Like Chloé, Penelope, and most nomads I met, Dan had not cracked the money code. He worked summers in Toronto and traveled the rest of the year. Pete was a different breed. He had a wonderful house by the beach and seemed as comfortable being a dirtbag as being Don Pedro. Whatever he was doing, it was working.
When we came back from the beach, Pete was chilling in a deckchair by the pool. I grabbed a beer and interviewed him about his life/career. Pete had owned a bar-cinema in Puerto Escondido for a decade. One day, he acquired new chairs, then a customer asked to buy them from him. He sold a few as a courtesy, but kept getting more requests. Word of mouth spread and he eventually decided to do that full-time. He sold the bar, opened an online boutique, and turned that random opportunity into a successful business.
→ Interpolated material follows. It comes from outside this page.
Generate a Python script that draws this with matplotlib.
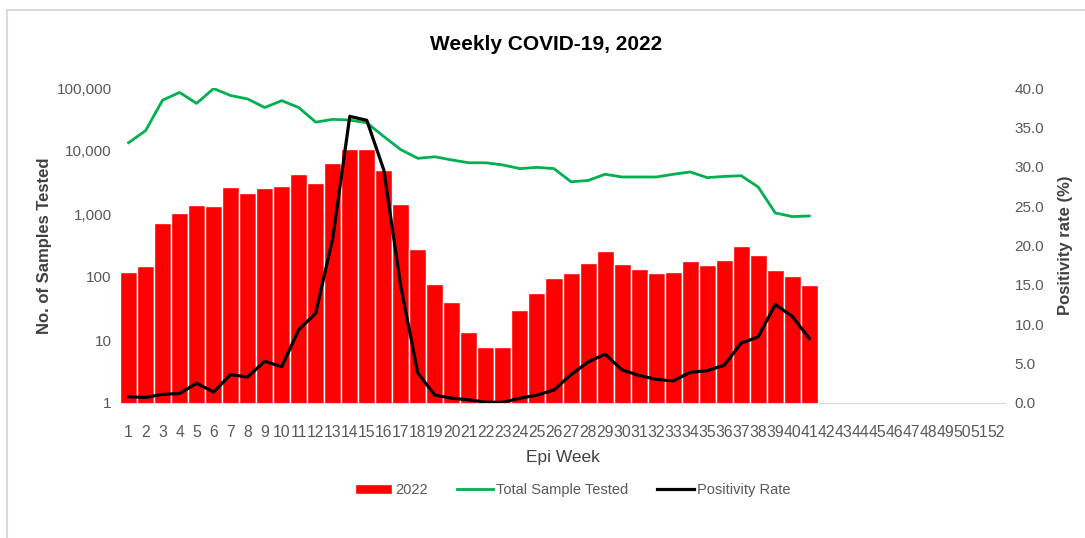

Rich smells from the kitchen wrapped us all around the diner table. Dan came out carrying two large plates. He prepared ceviche with mango salad for the entrée, and grilled sea bass, with a garlic sauce served on a creamy risotto. Pete popped a white dry cabernet that perfectly matched the fruit salad on vanilla ice cream dessert. We feasted like kings. That was the kind of diner Don Pedro and Don Daniel were having, when they were not busy being dirtbags.
Dan and Pete were older and successful in their own way. Two role models who have chosen different paths, designed their perfect lifestyle, and lived by it. When they talked about their decisions, sacrifice was the recurring word. They had to make a choice everytime they faced adversity. Dan valued freedom. Pete valued comfort. And both did what it took to get there.
I wanted to be like them. Like Dan, I wanted a life of adventures. Like Pete, I wanted a comfortable situation. I also wanted to have a relationship like my parents’ and to write stories like Hemingway. It has not worked so far, but I am a stubborn dreamer who believes anything is possible. A fool’s philosophy maybe, a soothing one for sure. Because in this game, you are the one setting the rules.
In my game, you only lose if you give up.